September 7, 2012
The privately owned Federal Reserve will pump more fiat dollars into the economy as job growth showed a sharp decline in August.
“While the unemployment rate dropped to 8.1 percent from 8.3 percent in July, that was because so many Americans gave up the hunt for work,” reports Reuters.
That number is seriously off the mark, of course. The real unemployment rate is over 20 percent. The government’s U-6, which gives a more complete figure of how many people are really out of work, pegged the rate 14.9 percent at the start of August.
The seasonally-adjusted SGS Alternate Unemployment Rate, however, puts the real jobless rate closer to 23%.
As Zero Hedge notes:
…in August another 8 million Americans were working part time, double what it was at the start of the Depression. Additionally, 5.2 million, also double the number 4 years ago, are marginally attached to the labor force. Combined, this adds up to 25.8 million, which is the real number of interest, even ignoring the nearly 400,000 who mysteriously dropped out of the labor force.
Endemic unemployment, under-employment and “low wage bias” by corporations who are adopting the China slave wage model, is now the rule of the day for those who lost their jobs in the bankster and neo-mercantilist engineered depression now moving along at a steady clip.

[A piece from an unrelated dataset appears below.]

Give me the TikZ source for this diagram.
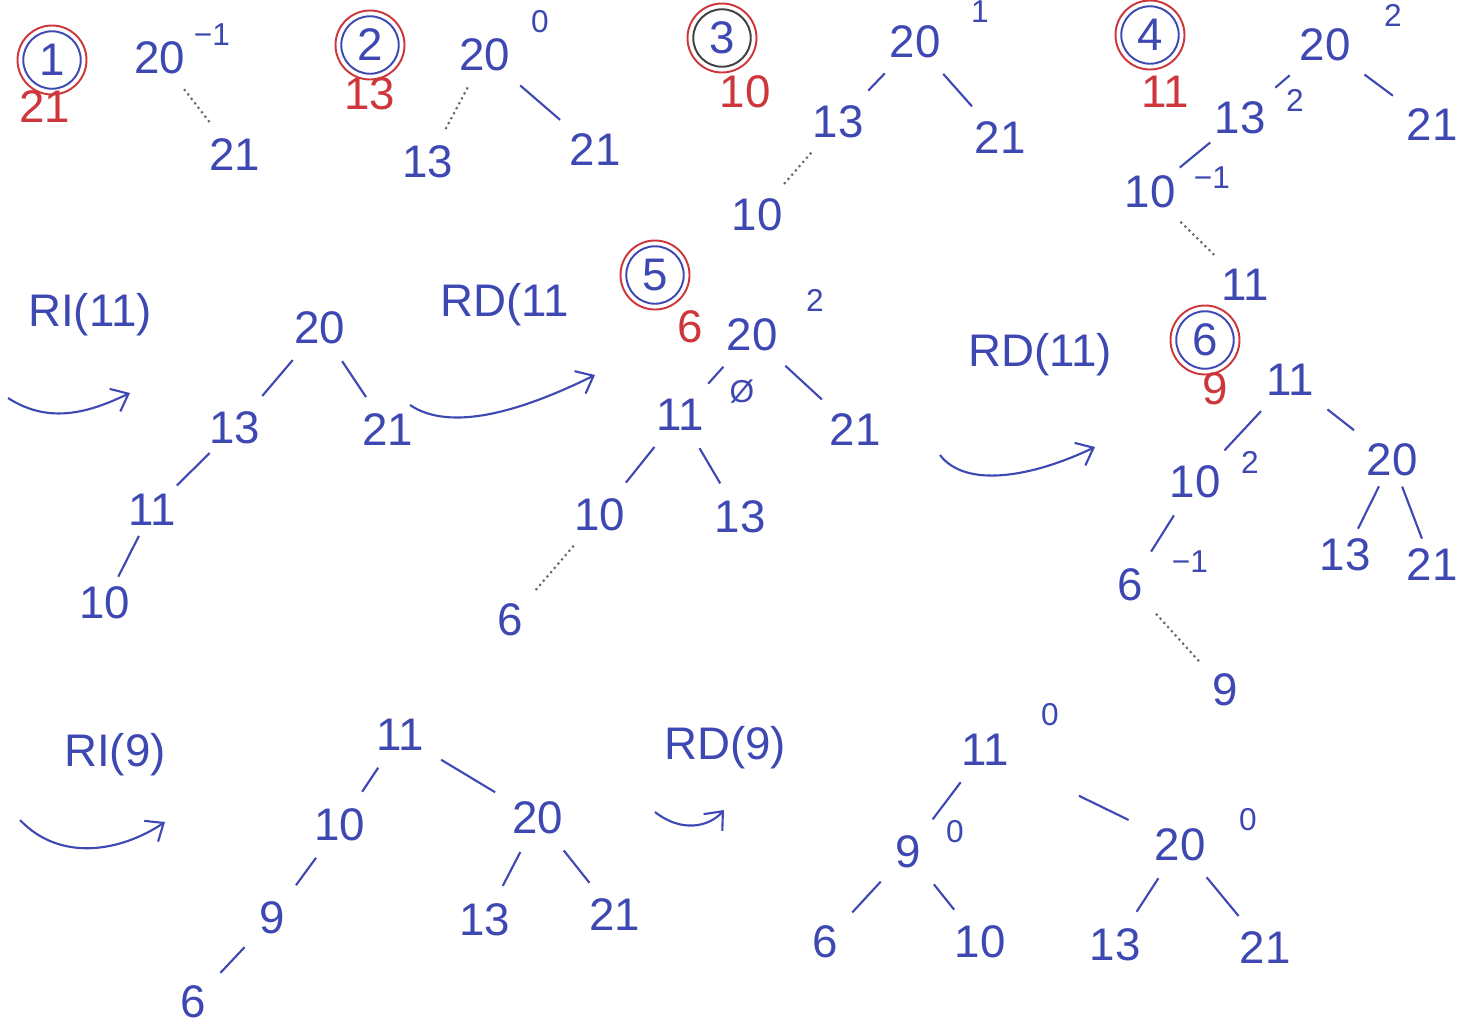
\documentclass[tikz,border=0pt]{standalone}
\usepackage{fontspec}
\setmainfont{Liberation Sans}
\usetikzlibrary{arrows.meta, positioning}
\definecolor{ink}{RGB}{62,72,178}
\definecolor{redink}{RGB}{205,55,60}

\begin{document}
\begin{tikzpicture}[
    x=0.2mm, y=-0.2mm,
    font=\fontsize{26}{28}\selectfont,
    >={Straight Barb[length=3mm, width=5mm]},
    key/.style={text=ink, inner sep=2pt},
    bal/.style={text=ink, font=\fontsize{18}{20}\selectfont, inner sep=1pt},
    newkey/.style={text=redink, inner sep=1pt},
    stepno/.style={circle, draw=ink, line width=1.1pt, text=ink, minimum size=11.5mm, inner sep=0pt},
    ring/.style={redink, line width=1.1pt},
    edge/.style={ink, line width=1.2pt, shorten <=9pt, shorten >=9pt},
    tight/.style={shorten <=4pt, shorten >=4pt},
    faint/.style={black!60, line width=1.2pt, dotted, shorten <=8pt, shorten >=8pt},
    turn/.style={->, ink, line width=1.2pt},
    rotlabel/.style={text=ink, inner sep=1pt}
]
\useasboundingbox[fill=white] (0,0) rectangle (1471,1027);

% step 1
\node[stepno] (s1) at (52,60) {1};
\draw[ring] (s1) circle (6.9mm);
\node[newkey] (k1) at (45,107) {21};
\node[key] (t1r) at (160,58) {20};
\node[bal] (b1r) at (212,35) {−1};
\node[key] (t1a) at (235,155) {21};
\draw[faint] (t1r) -- (t1a);

% step 2
\node[stepno] (s2) at (370,45) {2};
\draw[ring] (s2) circle (6.9mm);
\node[newkey] (k2) at (370,94) {13};
\node[key] (t2r) at (485,55) {20};
\node[bal] (b2r) at (540,22) {0};
\node[key] (t2a) at (428,162) {13};
\node[key] (t2b) at (595,150) {21};
\draw[faint] (t2r) -- (t2a);
\draw[edge] (t2r) -- (t2b);

% step 3
\node[stepno, draw=black!75] (s3) at (722,38) {3};
\draw[ring] (s3) circle (6.9mm);
\node[newkey] (k3) at (745,92) {10};
\node[key] (t3r) at (915,42) {20};
\node[bal] (b3r) at (980,12) {1};
\node[key] (t3a) at (838,122) {13};
\node[key] (t3b) at (1000,138) {21};
\node[key] (t3c) at (757,215) {10};
\draw[edge] (t3r) -- (t3a);
\draw[edge] (t3r) -- (t3b);
\draw[faint] (t3a) -- (t3c);

% step 4
\node[stepno] (s4) at (1150,35) {4};
\draw[ring] (s4) circle (6.9mm);
\node[newkey] (k4) at (1165,92) {11};
\node[key] (t4r) at (1325,45) {20};
\node[bal] (b4r) at (1393,15) {2};
\node[key] (t4a) at (1240,118) {13};
\node[bal] (b4a) at (1295,100) {2};
\node[key] (t4b) at (1432,125) {21};
\node[key] (t4c) at (1150,192) {10};
\node[bal] (b4c) at (1212,178) {−1};
\node[key] (t4d) at (1245,285) {11};
\draw[edge] (t4r) -- (t4a);
\draw[edge] (t4r) -- (t4b);
\draw[edge, tight] (t4a) -- (t4c);
\draw[faint] (t4c) -- (t4d);

% RI(11)
\node[rotlabel] (r1) at (90,315) {RI(11)};
\coordinate (a1s) at (8,398);
\coordinate (a1e) at (130,393);
\draw[turn] (a1s) .. controls (50,425) and (90,412) .. (a1e);
\node[key] (t5r) at (320,328) {20};
\node[key] (t5a) at (235,428) {13};
\node[key] (t5b) at (388,430) {21};
\node[key] (t5c) at (152,510) {11};
\node[key] (t5d) at (105,603) {10};
\draw[edge] (t5r) -- (t5a);
\draw[edge] (t5r) -- (t5b);
\draw[edge, tight] (t5a) -- (t5c);
\draw[edge, tight] (t5c) -- (t5d);

% RD(11 and step 5
\node[rotlabel] (r2) at (505,305) {RD(11};
\coordinate (a2s) at (410,405);
\coordinate (a2e) at (595,375);
\draw[turn] (a2s) .. controls (450,432) and (520,412) .. (a2e);
\node[stepno] (s5) at (655,275) {5};
\draw[ring] (s5) circle (6.9mm);
\node[newkey] (k5) at (690,327) {6};
\node[key] (t6r) at (752,335) {20};
\node[bal] (b6r) at (815,300) {2};
\node[bal] (x6r) at (742,392) {Ø};
\node[key] (t6a) at (680,415) {11};
\node[key] (t6b) at (855,430) {21};
\node[key] (t6c) at (600,515) {10};
\node[key] (t6d) at (740,517) {13};
\node[key] (t6e) at (510,620) {6};
\draw[edge] (t6r) -- (t6a);
\draw[edge] (t6r) -- (t6b);
\draw[edge] (t6a) -- (t6c);
\draw[edge] (t6a) -- (t6d);
\draw[faint] (t6c) -- (t6e);

% RD(11) and step 6
\node[rotlabel] (r3) at (1040,355) {RD(11)};
\coordinate (a3s) at (940,455);
\coordinate (a3e) at (1095,447);
\draw[turn] (a3s) .. controls (965,488) and (1030,478) .. (a3e);
\node[stepno] (s6) at (1205,340) {6};
\draw[ring] (s6) circle (6.9mm);
\node[newkey] (k6) at (1215,389) {9};
\node[key] (t7r) at (1290,380) {11};
\node[key] (t7a) at (1195,482) {10};
\node[bal] (b7a) at (1250,462) {2};
\node[key] (t7b) at (1392,460) {20};
\node[key] (t7c) at (1130,585) {6};
\node[bal] (b7c) at (1190,562) {−1};
\node[key] (t7d) at (1225,690) {9};
\node[key] (t7e) at (1345,555) {13};
\node[key] (t7f) at (1432,565) {21};
\draw[edge] (t7r) -- (t7a);
\draw[edge] (t7r) -- (t7b);
\draw[edge] (t7a) -- (t7c);
\draw[faint] (t7c) -- (t7d);
\draw[edge, tight] (t7b) -- (t7e);
\draw[edge, tight] (t7b) -- (t7f);

% RI(9)
\node[rotlabel] (r4) at (115,755) {RI(9)};
\coordinate (a4s) at (20,820);
\coordinate (a4e) at (165,822);
\draw[turn] (a4s) .. controls (60,862) and (120,852) .. (a4e);
\node[key] (t8r) at (400,735) {11};
\node[key] (t8a) at (340,825) {10};
\node[key] (t8b) at (538,818) {20};
\node[key] (t8c) at (272,918) {9};
\node[key] (t8d) at (193,1002) {6};
\node[key] (t8e) at (485,920) {13};
\node[key] (t8f) at (615,915) {21};
\draw[edge] (t8r) -- (t8a);
\draw[edge] (t8r) -- (t8b);
\draw[edge] (t8a) -- (t8c);
\draw[edge] (t8c) -- (t8d);
\draw[edge] (t8b) -- (t8e);
\draw[edge] (t8b) -- (t8f);

% RD(9)
\node[rotlabel] (r5) at (725,748) {RD(9)};
\coordinate (a5s) at (655,812);
\coordinate (a5e) at (724,810);
\draw[turn] (a5s) .. controls (680,832) and (708,828) .. (a5e);
\node[key] (t9r) at (985,750) {11};
\node[bal] (b9r) at (1050,715) {0};
\node[key] (t9a) at (908,852) {9};
\node[bal] (b9a) at (955,832) {0};
\node[key] (t9b) at (1180,845) {20};
\node[bal] (b9b) at (1248,820) {0};
\node[key] (t9c) at (825,942) {6};
\node[key] (t9d) at (980,942) {10};
\node[key] (t9e) at (1115,945) {13};
\node[key] (t9f) at (1265,948) {21};
\draw[edge] (t9r) -- (t9a);
\draw[edge, shorten <=42pt, shorten >=14pt] (t9r) -- (t9b);
\draw[edge] (t9a) -- (t9c);
\draw[edge] (t9a) -- (t9d);
\draw[edge] (t9b) -- (t9e);
\draw[edge] (t9b) -- (t9f);
\end{tikzpicture}
\end{document}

“This weak employment report, in jobs, wages, hours worked and participation is probably the last piece the Fed needs before launching another round of quantitative easing next week,” market strategist Joseph Trevisani told Reuters.
During his Jackson Hole speech late last month, Fed boss Ben Bernanke said the privately owned bankster cartel “will provide additional policy accommodation as needed” and may engage in more so-called quantitative easing.
“The costs of non-traditional policies, when considered carefully, appear manageable, implying that we should not rule out the further use of such policies if economic conditions warrant,” he said.
Bernanke also said unemployment will continue unless “the economy begins to grow more quickly than it has recently” and it will remain vexing for some time.
“If zero interest rates and quantitative easing could really solve unemployment, there would be no reason not to maintain such policies in perpetuity. Such policies, however, lead to the formation of asset bubbles,” Rep. Ron Paul warned during the last QE boondoggle. “The next bubble is already forming, although which sector will be hit hardest remains to be seen.”